That there are problems with the UK electric car public charging infrastructure today isn’t in doubt.

You can’t deny the photos of queues of cars waiting to charge, or the statistics on broken chargers, or the cost of charging versus fossil fuel and more.

None of those things is acceptable, and they are all underpinned by the fact that the original mandate to switch off combustion-engined new car sales was issued without a hint of a plan of how to achieve it.

But there are aspects to the browbeaten narrative that are troubling: it takes no account of the huge investment going into improving the situation, or the numerous examples of new charging points opening, or the thousands of positive customer experiences each day.

It won’t make headlines or suit the negative agendas, but the truth is that for the vast majority who’ve made the switch, it’s going well; for a tiny minority, it is not.

Difficult and impossible are not the same thing and the question the key players now need to be clear on is whether they want it to happen or not. Rather than focusing on the problems, perhaps they’d be better served by enacting solutions.

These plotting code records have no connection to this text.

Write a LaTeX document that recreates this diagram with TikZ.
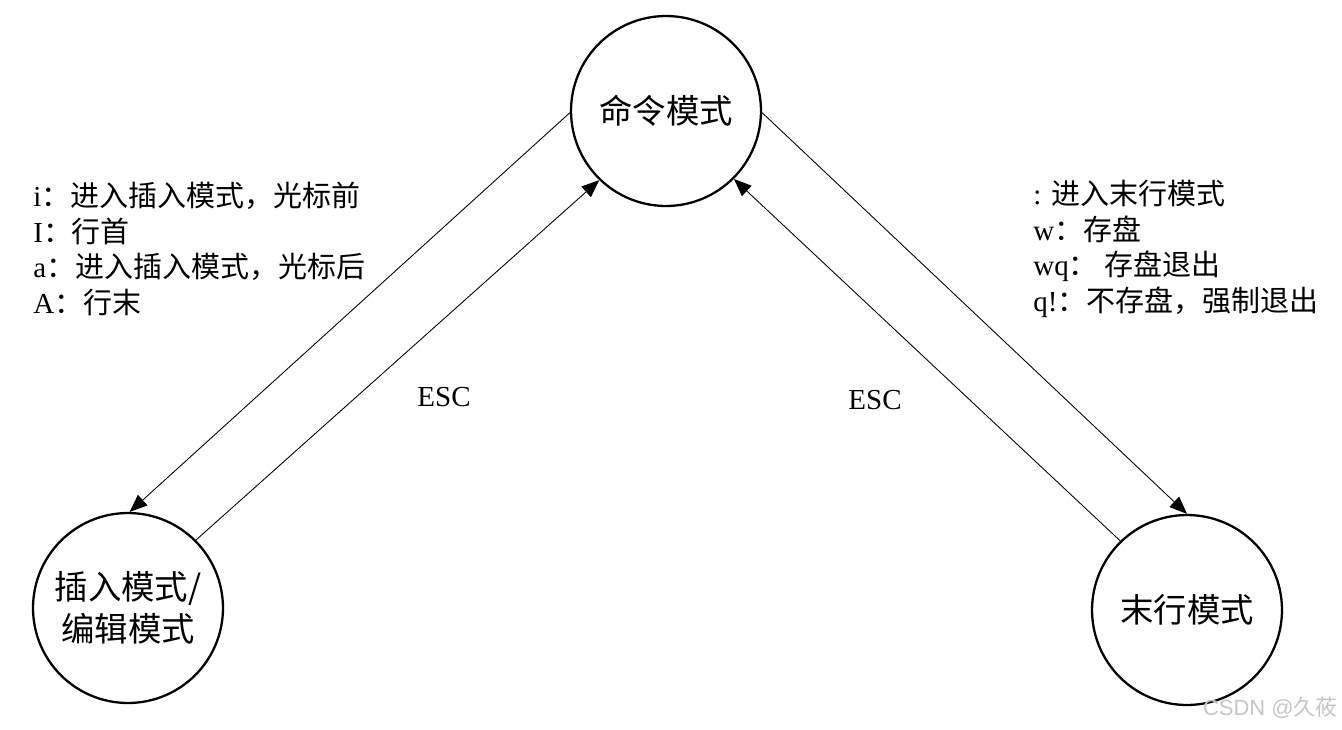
\documentclass[tikz,border=0pt]{standalone}
\usepackage{fontspec}
\setmainfont{Liberation Serif}
\newfontfamily\cjk{Noto Sans CJK SC}
\newfontfamily\wmfont{Liberation Sans}
\newcommand{\zh}[1]{{\cjk #1}}
\usetikzlibrary{arrows.meta,positioning}

\begin{document}
\begin{tikzpicture}[
    x=0.02cm,y=-0.02cm,
    state/.style={circle,draw,line width=1.3pt,minimum size=3.8cm,inner sep=0pt,
                  align=center,font=\cjk\fontsize{19}{24}\selectfont},
    arr/.style={-{Triangle[length=10pt,width=8pt]},line width=0.5pt},
    note/.style={align=left,anchor=west,inner sep=0pt,font=\fontsize{16.5}{20.2}\selectfont},
    esc/.style={font=\fontsize{16.5}{18}\selectfont}
]
\useasboundingbox (0,0) rectangle (1342,730);

\node[state] (cmd) at (666,111) {命令模式};
\node[state] (ins) at (128,608) {插入模式/\\编辑模式};
\node[state] (last) at (1187,610) {末行模式};

\draw[arr] (cmd.181) -- (ins.89);
\draw[arr] (ins.45) -- (cmd.226);
\draw[arr] (cmd.359) -- (last.90);
\draw[arr] (last.134) -- (cmd.315);

\node[note] (insnote) at (33,249) {i\zh{：进入插入模式，光标前}\\I\zh{：行首}\\a\zh{：进入插入模式，光标后}\\A\zh{：行末}};
\node[note] (lastnote) at (1033,249) {: \zh{进入末行模式}\\w\zh{：存盘}\\wq\zh{： 存盘退出}\\q!\zh{：不存盘，强制退出}};

\node[esc] (escl) at (444,397) {ESC};
\node[esc] (escr) at (875,400) {ESC};

\node[font=\wmfont\fontsize{12.5}{14}\selectfont,text=gray!45,anchor=east,inner sep=0pt] (mark) at (1338,708) {CSDN @{\cjk 久莜}};
\end{tikzpicture}
\end{document}
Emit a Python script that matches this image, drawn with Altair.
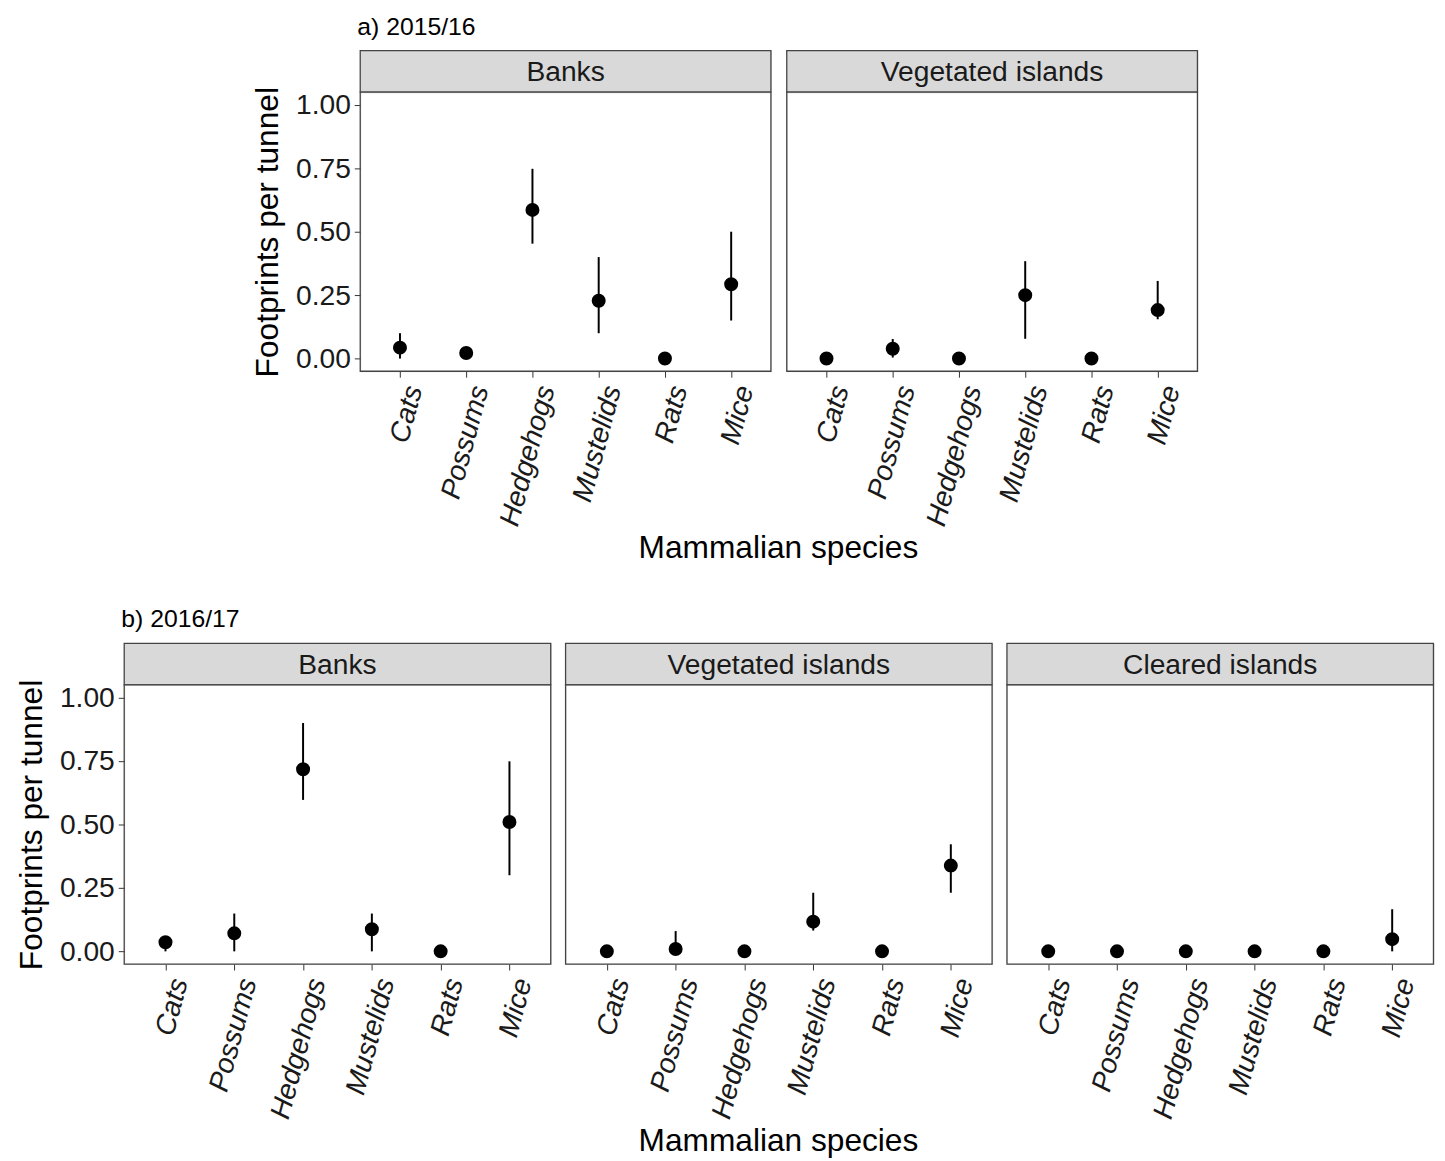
import altair as alt
import pandas as pd

SPECIES = ["Cats", "Possums", "Hedgehogs", "Mustelids", "Rats", "Mice"]

# a) 2015/16
A_BANKS_MEAN = [0.043, 0.022, 0.586, 0.228, 0.0, 0.293]
A_BANKS_LO = [0.0, 0.005, 0.453, 0.10, 0.0, 0.15]
A_BANKS_HI = [0.10, 0.04, 0.748, 0.40, 0.0, 0.50]

A_VEG_MEAN = [0.0, 0.039, 0.0, 0.25, 0.0, 0.191]
A_VEG_LO = [0.0, 0.004, 0.0, 0.078, 0.0, 0.155]
A_VEG_HI = [0.0, 0.077, 0.0, 0.384, 0.0, 0.306]

# b) 2016/17
B_BANKS_MEAN = [0.036, 0.071, 0.718, 0.087, 0.0, 0.51]
B_BANKS_LO = [0.0, 0.0, 0.597, 0.0, 0.0, 0.30]
B_BANKS_HI = [0.05, 0.149, 0.90, 0.149, 0.0, 0.749]

B_VEG_MEAN = [0.0, 0.009, 0.0, 0.117, 0.0, 0.338]
B_VEG_LO = [0.0, 0.0, 0.0, 0.082, 0.0, 0.231]
B_VEG_HI = [0.0, 0.08, 0.0, 0.231, 0.0, 0.422]

B_CLR_MEAN = [0.0, 0.0, 0.0, 0.0, 0.0, 0.048]
B_CLR_LO = [0.0, 0.0, 0.0, 0.0, 0.0, 0.0]
B_CLR_HI = [0.0, 0.0, 0.0, 0.0, 0.0, 0.166]

Y_TICKS = [0.0, 0.25, 0.5, 0.75, 1.0]

FONT = "Liberation Sans"
PLOT_H = 282
STRIP_H = 42
BORDER = "#444444"


def make_df(mean, lo, hi):
    return pd.DataFrame({"species": SPECIES, "mean": mean, "lo": lo, "hi": hi})


def panel(df, label, width, show_y):
    yscale = alt.Scale(domain=[-0.05, 1.05], nice=False, zero=False)
    if show_y:
        yaxis = alt.Axis(
            values=Y_TICKS, format=".2f", grid=False, domain=False,
            labelFont=FONT, labelFontSize=28.5, labelColor="#1a1a1a",
            tickColor="#333333", tickSize=6, labelPadding=4,
            title="Footprints per tunnel", titleFont=FONT, titleFontSize=32,
            titleFontWeight="normal", titleColor="#000000", titlePadding=11,
        )
    else:
        yaxis = None
    xenc = alt.X(
        "species:N", sort=SPECIES,
        scale=alt.Scale(type="point", padding=0.6),
        axis=alt.Axis(
            title=None, labelAngle=285, labelAlign="right", labelBaseline="top",
            labelFontStyle="italic", labelFont=FONT, labelFontSize=28.5,
            labelColor="#1a1a1a", tickColor="#333333", tickSize=6,
            labelPadding=5, domain=False, grid=False,
        ),
    )
    base = alt.Chart(df).encode(x=xenc)
    rules = base.mark_rule(color="black", strokeWidth=2).encode(
        y=alt.Y("lo:Q", scale=yscale, axis=yaxis), y2="hi:Q"
    )
    pts = base.mark_point(filled=True, color="black", opacity=1, size=200).encode(
        y=alt.Y("mean:Q", scale=yscale, axis=yaxis)
    )
    frame = alt.Chart(pd.DataFrame({"f": [0]})).mark_rect(
        fill="transparent", stroke=BORDER, strokeWidth=1.3
    ).encode(x=alt.value(0), x2=alt.value(width), y=alt.value(0), y2=alt.value(PLOT_H))
    plot = alt.layer(rules, pts, frame).properties(width=width, height=PLOT_H)

    sdf = pd.DataFrame({"t": [label]})
    sbase = alt.Chart(sdf)
    srect = sbase.mark_rect(fill="#D9D9D9", stroke=BORDER, strokeWidth=1.3).encode(
        x=alt.value(0), x2=alt.value(width), y=alt.value(0), y2=alt.value(STRIP_H)
    )
    stext = sbase.mark_text(font=FONT, fontSize=28.5, color="#1a1a1a", baseline="middle", align="center").encode(
        text="t:N", x=alt.value(width / 2), y=alt.value(STRIP_H / 2 + 1)
    )
    strip = alt.layer(srect, stext).properties(width=width, height=STRIP_H)
    return alt.vconcat(strip, plot, spacing=0, bounds="flush")


xtitle = dict(
    text="Mammalian species", orient="bottom", anchor="middle", font=FONT,
    fontSize=32, fontWeight="normal", color="#000000", offset=4,
)

row_a = alt.hconcat(
    panel(make_df(A_BANKS_MEAN, A_BANKS_LO, A_BANKS_HI), "Banks", 415, True),
    panel(make_df(A_VEG_MEAN, A_VEG_LO, A_VEG_HI), "Vegetated islands", 415, False),
    spacing=12,
    title=alt.TitleParams(**xtitle, dx=54),
)
row_b = alt.hconcat(
    panel(make_df(B_BANKS_MEAN, B_BANKS_LO, B_BANKS_HI), "Banks", 431, True),
    panel(make_df(B_VEG_MEAN, B_VEG_LO, B_VEG_HI), "Vegetated islands", 431, False),
    panel(make_df(B_CLR_MEAN, B_CLR_LO, B_CLR_HI), "Cleared islands", 431, False),
    spacing=11,
    title=alt.TitleParams(**xtitle, dx=54),
)

sec_title = dict(anchor="start", font=FONT, fontSize=25, fontWeight="normal", color="#000000", offset=10)

sec_a = alt.vconcat(row_a, title=alt.TitleParams(text="a) 2015/16", dx=107, **sec_title))
sec_b = alt.vconcat(row_b, title=alt.TitleParams(text="b) 2016/17", dx=107, **sec_title))

chart = alt.vconcat(sec_a, sec_b, spacing=43, center=True).properties(
    padding={"left": 7, "top": 0, "right": 2, "bottom": 2}
).configure_view(
    stroke=None, fill="white"
).configure(background="white")

chart.save("out.html", embed_options={"renderer": "svg", "actions": False})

The government? It seems far too preoccupied with the short term to plan ahead. Besides, it has the get-out-of-jail-free option to push 2030 to 2035 in the blink of a definition of what constitutes a hybrid. Whoever is in charge next, though, needs to get serious in forming a plan, not just on managing the transition but also the accompanying societal impacts as the cost of mobility almost certainly skyrockets.

Charging point operators? They’re taking the flak, but the truth is that by leaving investment to free market forces, the growth in electric car use was always going to have to come before the investment in charging infrastructure. Prove there’s profit and the charging points will come. But – and it’s a big one – someone also needs to recognise that not every charging point will be profitable quickly enough and that remote areas need coverage too.

The motor industry? Via its trade body, the SMMT, it has relentlessly highlighted the shortcomings of the charging infrastructure for 18 months or more. You might kindly say it is trying to pressure legislators into positive action, the short-term damage this is doing now aimed at protecting the longer-term prospects, but it must also acknowledge that its narrative threatens to undermine the entire process.